What to work on – Show all lines from the data that include the word "matplotlib".

Task inputs –
+++++

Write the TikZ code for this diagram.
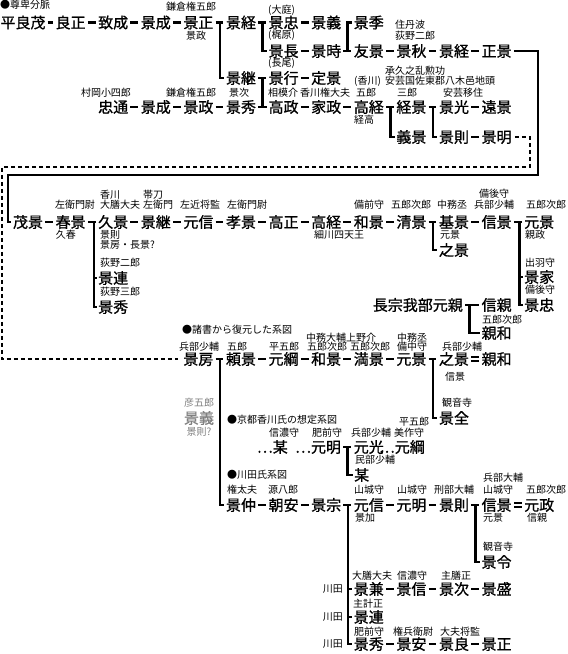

+++++

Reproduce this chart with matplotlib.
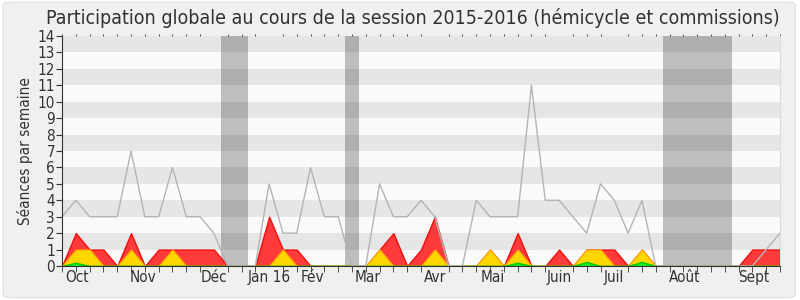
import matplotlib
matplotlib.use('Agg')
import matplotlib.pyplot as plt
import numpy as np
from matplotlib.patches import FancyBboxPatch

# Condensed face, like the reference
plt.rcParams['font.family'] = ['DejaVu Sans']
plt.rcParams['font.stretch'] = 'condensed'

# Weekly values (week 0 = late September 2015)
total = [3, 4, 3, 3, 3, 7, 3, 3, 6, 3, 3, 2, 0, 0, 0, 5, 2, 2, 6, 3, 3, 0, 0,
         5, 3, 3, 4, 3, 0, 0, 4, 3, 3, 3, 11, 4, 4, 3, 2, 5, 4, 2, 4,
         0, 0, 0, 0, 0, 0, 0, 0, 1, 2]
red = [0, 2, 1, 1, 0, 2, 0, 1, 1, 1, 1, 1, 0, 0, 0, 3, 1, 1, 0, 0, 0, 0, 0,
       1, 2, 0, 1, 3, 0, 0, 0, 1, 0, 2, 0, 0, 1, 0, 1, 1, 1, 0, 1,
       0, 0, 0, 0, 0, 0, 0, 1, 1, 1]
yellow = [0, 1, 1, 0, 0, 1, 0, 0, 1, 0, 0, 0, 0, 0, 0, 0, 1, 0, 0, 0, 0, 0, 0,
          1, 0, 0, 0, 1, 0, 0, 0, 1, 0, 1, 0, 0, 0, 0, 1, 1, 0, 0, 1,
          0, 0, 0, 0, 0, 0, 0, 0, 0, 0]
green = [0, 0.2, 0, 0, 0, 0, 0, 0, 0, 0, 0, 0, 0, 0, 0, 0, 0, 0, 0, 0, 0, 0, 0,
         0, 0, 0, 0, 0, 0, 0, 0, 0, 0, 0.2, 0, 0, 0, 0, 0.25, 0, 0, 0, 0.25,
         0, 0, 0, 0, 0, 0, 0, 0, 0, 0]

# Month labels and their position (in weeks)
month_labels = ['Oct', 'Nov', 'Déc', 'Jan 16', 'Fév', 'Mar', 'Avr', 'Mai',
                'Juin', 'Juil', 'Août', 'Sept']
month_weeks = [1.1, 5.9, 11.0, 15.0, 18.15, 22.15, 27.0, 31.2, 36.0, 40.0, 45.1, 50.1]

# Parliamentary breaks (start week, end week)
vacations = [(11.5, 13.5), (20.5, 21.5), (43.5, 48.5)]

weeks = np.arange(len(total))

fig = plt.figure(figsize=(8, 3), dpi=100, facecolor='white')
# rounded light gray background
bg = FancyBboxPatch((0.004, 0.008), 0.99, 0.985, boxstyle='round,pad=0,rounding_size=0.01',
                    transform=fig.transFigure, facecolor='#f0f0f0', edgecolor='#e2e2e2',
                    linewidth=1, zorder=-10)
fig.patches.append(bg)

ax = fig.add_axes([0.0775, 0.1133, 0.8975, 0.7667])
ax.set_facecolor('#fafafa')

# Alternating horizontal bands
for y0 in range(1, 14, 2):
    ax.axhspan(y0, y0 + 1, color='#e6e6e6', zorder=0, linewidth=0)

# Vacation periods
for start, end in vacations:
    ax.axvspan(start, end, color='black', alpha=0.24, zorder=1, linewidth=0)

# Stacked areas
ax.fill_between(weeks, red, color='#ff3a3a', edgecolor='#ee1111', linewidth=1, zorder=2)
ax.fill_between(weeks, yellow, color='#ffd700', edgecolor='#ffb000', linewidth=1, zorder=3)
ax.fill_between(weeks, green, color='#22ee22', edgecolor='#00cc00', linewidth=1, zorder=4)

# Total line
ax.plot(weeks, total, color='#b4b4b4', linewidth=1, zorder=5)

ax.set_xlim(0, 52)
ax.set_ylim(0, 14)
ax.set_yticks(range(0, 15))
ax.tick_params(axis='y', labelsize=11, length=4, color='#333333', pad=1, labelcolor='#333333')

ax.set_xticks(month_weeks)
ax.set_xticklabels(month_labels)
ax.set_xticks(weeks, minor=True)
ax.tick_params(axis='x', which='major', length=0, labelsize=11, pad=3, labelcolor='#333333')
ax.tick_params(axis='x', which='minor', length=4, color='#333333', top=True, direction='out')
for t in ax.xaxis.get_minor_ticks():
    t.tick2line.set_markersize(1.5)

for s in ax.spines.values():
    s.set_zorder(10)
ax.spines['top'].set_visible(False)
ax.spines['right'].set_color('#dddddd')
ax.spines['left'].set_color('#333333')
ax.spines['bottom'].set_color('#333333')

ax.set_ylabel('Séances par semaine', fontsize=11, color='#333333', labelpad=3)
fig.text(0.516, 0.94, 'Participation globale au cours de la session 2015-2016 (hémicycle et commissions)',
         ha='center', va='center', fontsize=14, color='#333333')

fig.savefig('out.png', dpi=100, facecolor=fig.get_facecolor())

+++++

Answer in full –
Reproduce this chart with matplotlib.
import matplotlib
matplotlib.use('Agg')
import matplotlib.pyplot as plt
from matplotlib.patches import FancyBboxPatch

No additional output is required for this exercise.